» **Data segment**:
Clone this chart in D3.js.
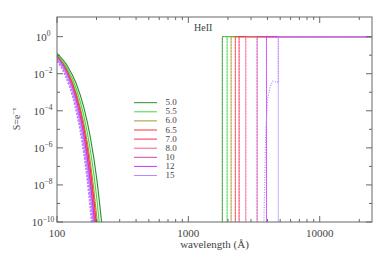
<!DOCTYPE html>
<html><head><meta charset="utf-8">
<script src="https://cdn.jsdelivr.net/npm/d3@7"></script>
<style>body{margin:0;background:#fff}svg text{font-family:"Liberation Serif",serif;fill:#444}</style>
</head><body><svg id="c" width="389" height="259"></svg>
<script>
// ---- data ----
const temps = ["5.0","5.5","6.0","6.5","7.0","8.0","10","12","15"];
const colors = ["#2e8b2e","#3ddd3d","#9a9a30","#ff3333","#ff2a55","#ff5c8a","#cc44aa","#cc33ff","#bb88ff"];
// short-wavelength tail: wavelengths (Å) and log10(S) per temperature
const wlTail = [100,120,140,160,180,200,220];
const logS_50 = [-0.90,-1.58,-2.53,-3.82,-5.49,-7.59,-10.19];
const logS_55 = [-0.97,-1.72,-2.80,-4.26,-6.18,-8.61,-11.63];
const logS_60 = [-1.02,-1.84,-3.03,-4.67,-6.83,-9.60,-13.08];
const logS_65 = [-1.05,-1.91,-3.17,-4.91,-7.23,-10.22,-13.9];
const logS_70 = [-1.07,-1.96,-3.26,-5.06,-7.47,-10.59,-14.3];
const logS_80 = [-1.09,-2.00,-3.34,-5.22,-7.72,-10.97,-14.8];
const logS_10 = [-1.11,-2.04,-3.42,-5.35,-7.94,-11.30,-15.3];
const logS_12 = [-1.13,-2.09,-3.51,-5.49,-8.17,-11.64,-15.8];
const logS_15 = [-1.15,-2.14,-3.61,-5.69,-8.50,-12.17,-16.5];
const tails = [logS_50,logS_55,logS_60,logS_65,logS_70,logS_80,logS_10,logS_12,logS_15];
// HeII edge wavelengths (Å) where S jumps to 1
const edgeWl = [1814,1973,2116,2278,2434,2737,3336,3933,4836];
// dotted 15 bump near the edge
const bumpWl = [3751,3760,3885,4024,4241,4392,4751,4836,4836,26000];
const bumpLogS = [-11,-10,-5,-3.3,-2.6,-2.4,-2.45,-2.5,0,0];
const yMajor = [0,-2,-4,-6,-8,-10];
const yMinor = [-1,-3,-5,-7,-9];
const xMajor = [100,1000,10000];
const xMinor = [200,300,400,500,600,700,800,900,2000,3000,4000,5000,6000,7000,8000,9000,20000];

// ---- layout ----
const L=57,R=372,T=17,B=222;
const svg=d3.select("#c");
const x=d3.scaleLog().domain([100,25000]).range([L,R]);
const y=d3.scaleLog().domain([1e-10,Math.pow(10,1.06)]).range([B,T]);
const P=v=>Math.pow(10,v);

svg.append("defs").append("clipPath").attr("id","clip").append("rect")
  .attr("x",L).attr("y",T).attr("width",R-L).attr("height",B-T);
const g=svg.append("g").attr("clip-path","url(#clip)");
const line=d3.line().x(d=>x(d[0])).y(d=>y(P(d[1]))).curve(d3.curveMonotoneX);
const lineLin=d3.line().x(d=>x(d[0])).y(d=>y(P(d[1])));

temps.forEach((t,i)=>{
  const pts=wlTail.map((w,j)=>[w,tails[i][j]]);
  g.append("path").attr("d",line(pts)).attr("fill","none").attr("stroke",colors[i]).attr("stroke-width",1.1);
  if(i>=7) g.append("path").attr("d",line(pts)).attr("fill","none").attr("stroke",colors[i])
    .attr("stroke-width",3).attr("stroke-dasharray","2,1.5").attr("transform","translate(-1,0)");
  const step=[[edgeWl[i],-11],[edgeWl[i],0],[26000,0]];
  g.append("path").attr("d",lineLin(step)).attr("fill","none").attr("stroke",colors[i]).attr("stroke-width",1).attr("stroke-opacity",0.7);
  if(i<8) g.append("path").attr("d",lineLin(step)).attr("fill","none").attr("stroke",colors[i]).attr("stroke-width",1).attr("stroke-dasharray","1,2");
});
g.append("path").attr("d",lineLin(bumpWl.map((w,j)=>[w,bumpLogS[j]]))).attr("fill","none")
  .attr("stroke",colors[8]).attr("stroke-width",1.2).attr("stroke-dasharray","1,1.5");

// ---- frame & ticks ----
const ax="#666";
svg.append("rect").attr("x",L).attr("y",T).attr("width",R-L).attr("height",B-T).attr("fill","none").attr("stroke",ax);
const tk=svg.append("g").attr("stroke",ax);
yMajor.concat(yMinor).forEach(e=>{
  const len=yMajor.includes(e)?6:3, yy=y(P(e));
  tk.append("line").attr("x1",L).attr("x2",L+len).attr("y1",yy).attr("y2",yy);
  tk.append("line").attr("x1",R).attr("x2",R-len).attr("y1",yy).attr("y2",yy);
});
xMajor.concat(xMinor).forEach(w=>{
  const len=xMajor.includes(w)?6:3, xx=x(w);
  tk.append("line").attr("x1",xx).attr("x2",xx).attr("y1",B).attr("y2",B-len);
  tk.append("line").attr("x1",xx).attr("x2",xx).attr("y1",T).attr("y2",T+len);
});
yMajor.forEach(e=>{
  const t=svg.append("text").attr("x",43).attr("y",y(P(e))+4).attr("text-anchor","middle").attr("font-size",11);
  t.append("tspan").text("10");
  t.append("tspan").attr("dy",-4.5).attr("font-size",7.5).text(e===0?"0":"\u2212"+(-e));
});
xMajor.forEach(w=>{
  svg.append("text").attr("x",x(w)).attr("y",237).attr("text-anchor","middle").attr("font-size",11).text(w);
});
svg.append("text").attr("x",(L+R)/2).attr("y",248).attr("text-anchor","middle").attr("font-size",11).text("wavelength (Å)");
const yl=svg.append("text").attr("transform","translate(20,119) rotate(-90)").attr("text-anchor","middle").attr("font-size",10);
yl.append("tspan").text("S=e");
yl.append("tspan").attr("dy",-4).attr("font-size",7).text("\u2212\u03c4");
svg.append("text").attr("x",194).attr("y",31).attr("font-size",10).text("HeII");

// ---- legend ----
temps.forEach((t,i)=>{
  const ly=102.7+i*9.1;
  svg.append("line").attr("x1",134).attr("x2",157).attr("y1",ly).attr("y2",ly).attr("stroke",colors[i]).attr("stroke-width",1);
  svg.append("text").attr("x",165.5).attr("y",ly+2.5).attr("font-size",9).text(t);
});
</script></body></html>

» **Exercise directions**:
Print, exactly as written, the lines above from the first one to the one containing "const P=v=>Math.pow(10,v);". Leave out pictures.

» **Solution below**:
Clone this chart in D3.js.
<!DOCTYPE html>
<html><head><meta charset="utf-8">
<script src="https://cdn.jsdelivr.net/npm/d3@7"></script>
<style>body{margin:0;background:#fff}svg text{font-family:"Liberation Serif",serif;fill:#444}</style>
</head><body><svg id="c" width="389" height="259"></svg>
<script>
// ---- data ----
const temps = ["5.0","5.5","6.0","6.5","7.0","8.0","10","12","15"];
const colors = ["#2e8b2e","#3ddd3d","#9a9a30","#ff3333","#ff2a55","#ff5c8a","#cc44aa","#cc33ff","#bb88ff"];
// short-wavelength tail: wavelengths (Å) and log10(S) per temperature
const wlTail = [100,120,140,160,180,200,220];
const logS_50 = [-0.90,-1.58,-2.53,-3.82,-5.49,-7.59,-10.19];
const logS_55 = [-0.97,-1.72,-2.80,-4.26,-6.18,-8.61,-11.63];
const logS_60 = [-1.02,-1.84,-3.03,-4.67,-6.83,-9.60,-13.08];
const logS_65 = [-1.05,-1.91,-3.17,-4.91,-7.23,-10.22,-13.9];
const logS_70 = [-1.07,-1.96,-3.26,-5.06,-7.47,-10.59,-14.3];
const logS_80 = [-1.09,-2.00,-3.34,-5.22,-7.72,-10.97,-14.8];
const logS_10 = [-1.11,-2.04,-3.42,-5.35,-7.94,-11.30,-15.3];
const logS_12 = [-1.13,-2.09,-3.51,-5.49,-8.17,-11.64,-15.8];
const logS_15 = [-1.15,-2.14,-3.61,-5.69,-8.50,-12.17,-16.5];
const tails = [logS_50,logS_55,logS_60,logS_65,logS_70,logS_80,logS_10,logS_12,logS_15];
// HeII edge wavelengths (Å) where S jumps to 1
const edgeWl = [1814,1973,2116,2278,2434,2737,3336,3933,4836];
// dotted 15 bump near the edge
const bumpWl = [3751,3760,3885,4024,4241,4392,4751,4836,4836,26000];
const bumpLogS = [-11,-10,-5,-3.3,-2.6,-2.4,-2.45,-2.5,0,0];
const yMajor = [0,-2,-4,-6,-8,-10];
const yMinor = [-1,-3,-5,-7,-9];
const xMajor = [100,1000,10000];
const xMinor = [200,300,400,500,600,700,800,900,2000,3000,4000,5000,6000,7000,8000,9000,20000];

// ---- layout ----
const L=57,R=372,T=17,B=222;
const svg=d3.select("#c");
const x=d3.scaleLog().domain([100,25000]).range([L,R]);
const y=d3.scaleLog().domain([1e-10,Math.pow(10,1.06)]).range([B,T]);
const P=v=>Math.pow(10,v);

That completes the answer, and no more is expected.